Asian hornet nest in Rayleigh removed from back garden for tests

An Asian hornet nest, the size of an “elongated basketball”, has been removed from a back garden after a week-long search operation.

Beekeepers were warned to be vigilant last week after three of the insects were spotted in Rayleigh.

Inspectors from the Animal and Plant Health Agency (APHA) found the nest six metres up a tree, after knocking on a resident’s door in the Essex town.

The destroyed nest has been taken to a government laboratory for testing.

David Holborn, whose garden the nest was found in, said the inspectors arrived in “jeans and jumpers” and “suited up” after spotting the nest.

“It was the size of an elongated basketball,” said Mr Holborn, speaking on BBC Essex.

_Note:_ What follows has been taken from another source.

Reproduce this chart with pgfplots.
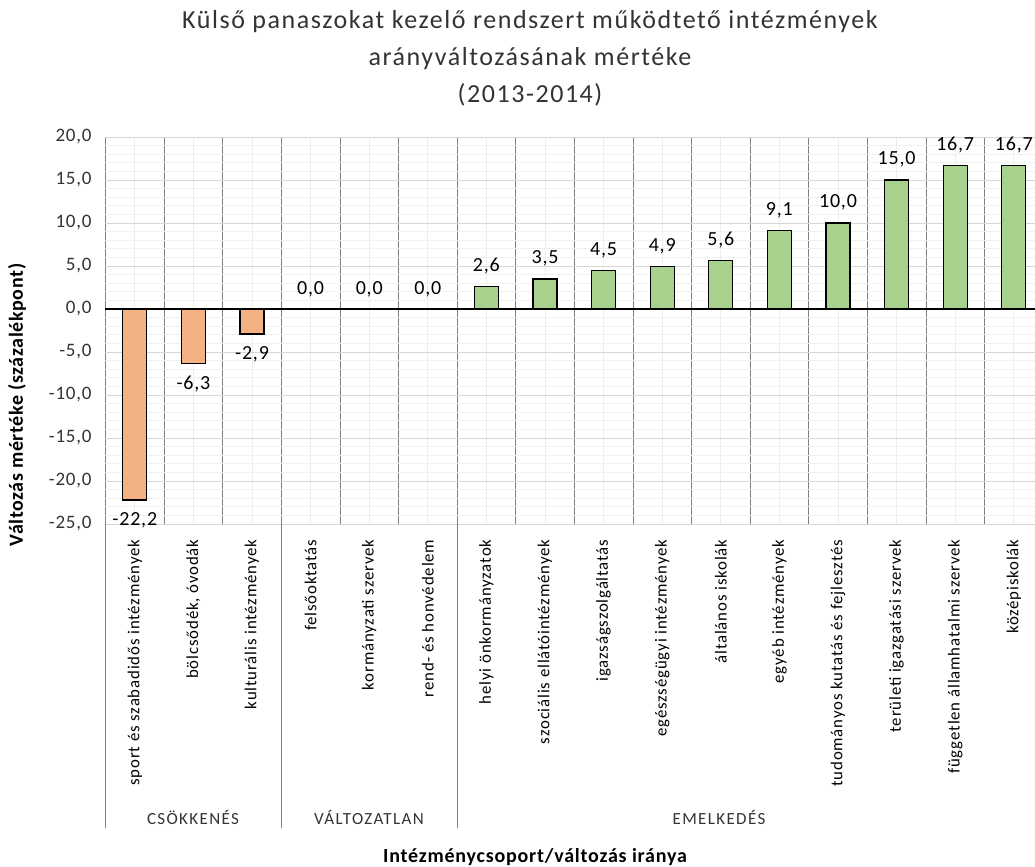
\documentclass[border=0pt]{standalone}
\usepackage{fontspec}
\setmainfont{Carlito}
\usepackage{pgfplots}
\pgfplotsset{compat=1.18}
\definecolor{decr}{HTML}{F4B183}
\definecolor{incr}{HTML}{A9D18E}
\definecolor{txt}{HTML}{333333}
\newcommand{\lspace}[1]{\addfontfeatures{LetterSpace=#1}}
\begin{document}
\begin{tikzpicture}
\useasboundingbox (0,0) rectangle (517.5pt,-433.5pt);
\begin{axis}[
    at={(52.75pt,-262pt)}, anchor=south west,
    scale only axis, width=468.8pt, height=193.5pt,
    xmin=-0.5, xmax=15.5, ymin=-25, ymax=20,
    ybar, bar width=12pt,
    axis line style={draw=none},
    tick style={draw=none},
    xtick={0,...,15},
    xticklabels={sport és szabadidős intézmények, {bölcsődék, óvodák}, kulturális intézmények,
        felsőoktatás, kormányzati szervek, rend- és honvédelem,
        helyi önkormányzatok, szociális ellátóintézmények, igazságszolgáltatás,
        egészségügyi intézmények, általános iskolák, egyéb intézmények,
        tudományos kutatás és fejlesztés, területi igazgatási szervek,
        független államhatalmi szervek, középiskolák},
    xticklabel style={rotate=90, anchor=east, font=\fontsize{8.4}{9}\selectfont\lspace{5}, text=black},
    minor xtick={-0.5,0.5,...,15.5},
    ytick={-25,-20,...,20},
    minor ytick={-25,-24,...,20},
    grid=both,
    major x grid style={draw=black!7},
    minor x grid style={draw=black!50},
    major y grid style={draw=black!16},
    minor y grid style={draw=black!6},
    yticklabel style={font=\fontsize{9.5}{10}\selectfont\lspace{4}, text=txt, xshift=-3.5pt},
    /pgf/number format/fixed, /pgf/number format/fixed zerofill,
    /pgf/number format/precision=1, /pgf/number format/use comma,
    /pgf/number format/assume math mode=true,
    nodes near coords, nodes near coords align={vertical},
    every node near coord/.append style={font=\fontsize{10}{11}\selectfont\lspace{4}, text=black, inner ysep=6pt},
    clip=false,
]
\addplot[fill=decr, draw=black, line width=0.6pt, bar shift=0pt] coordinates {(0,-22.2) (1,-6.3) (2,-2.9)};
\addplot[draw=none, fill=none, bar shift=0pt] coordinates {(3,0) (4,0) (5,0)};
\addplot[fill=incr, draw=black, line width=0.6pt, bar shift=0pt] coordinates {
    (6,2.6) (7,3.5) (8,4.5) (9,4.9) (10,5.6) (11,9.1)
    (12,10.0) (13,15.0) (14,16.7) (15,16.7)};
\draw[black, line width=0.7pt] (axis cs:-0.5,0) -- (axis cs:15.5,0);
\end{axis}
\begin{scope}[x=0.5pt, y=-0.5pt]
\node[align=center, text=txt, font=\fontsize{13}{18.5}\selectfont\lspace{6}] at (530,58)
    {Külső panaszokat kezelő rendszert működtető intézmények\\arányváltozásának mértéke\\(2013-2014)};
\node[rotate=90, text=black, font=\bfseries\fontsize{10}{11}\selectfont\lspace{3}] at (17,405)
    {Változás mértéke (százalékpont)};
\node[text=black, font=\bfseries\fontsize{10}{11}\selectfont\lspace{4}] at (535,857)
    {Intézménycsoport/változás iránya};
\draw[black!50] (105.5,524) -- (105.5,828);
\draw[black!50] (281.3,524) -- (281.3,828);
\draw[black!50] (457.1,524) -- (457.1,828);
\node[text=txt, font=\fontsize{8.5}{9}\selectfont\lspace{8}] at (193,817) {CSÖKKENÉS};
\node[text=txt, font=\fontsize{8.5}{9}\selectfont\lspace{8}] at (369,817) {VÁLTOZATLAN};
\node[text=txt, font=\fontsize{8.5}{9}\selectfont\lspace{8}] at (719,817) {EMELKEDÉS};
\end{scope}
\end{tikzpicture}
\end{document}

“It’s quite scary to think it’s been in our garden for probably two months, but there’s been no harm to us.

“They’ve been keeping themselves to themselves.”

Asian hornets, first sighted in Britain in 2016 in Tetbury, Gloucestershire, pose no greater risk to human health than native wasps and hornets.

However, they are known to raid honeybee nests and eat them.

The first sighting in Rayleigh was reported on Sunday, 25 September, and the Department for Environment, Food and Rural Affairs (Defra) issued a warning three days later to beekeepers in the wider area.

It was estimated the nest took two months for the Asian hornets to build and it was discovered in Mr Holborn’s garden on Thursday, before being destroyed with an insecticide.

Measuring 50cm long, it was taken on Saturday to the Fera Science centre in York, a laboratory managed by Capita and Defra.

Scientists will try to work out where the insects came from and whether Asian hornet queens have already left the nest and flown elsewhere.

The APHA inspectors will continue to monitor the area and lay small plastic traps for the insects.

Mr Holborn, who had the nest in his garden for an extra night before it was completely destroyed, said: “As a precaution, we did shut the window.”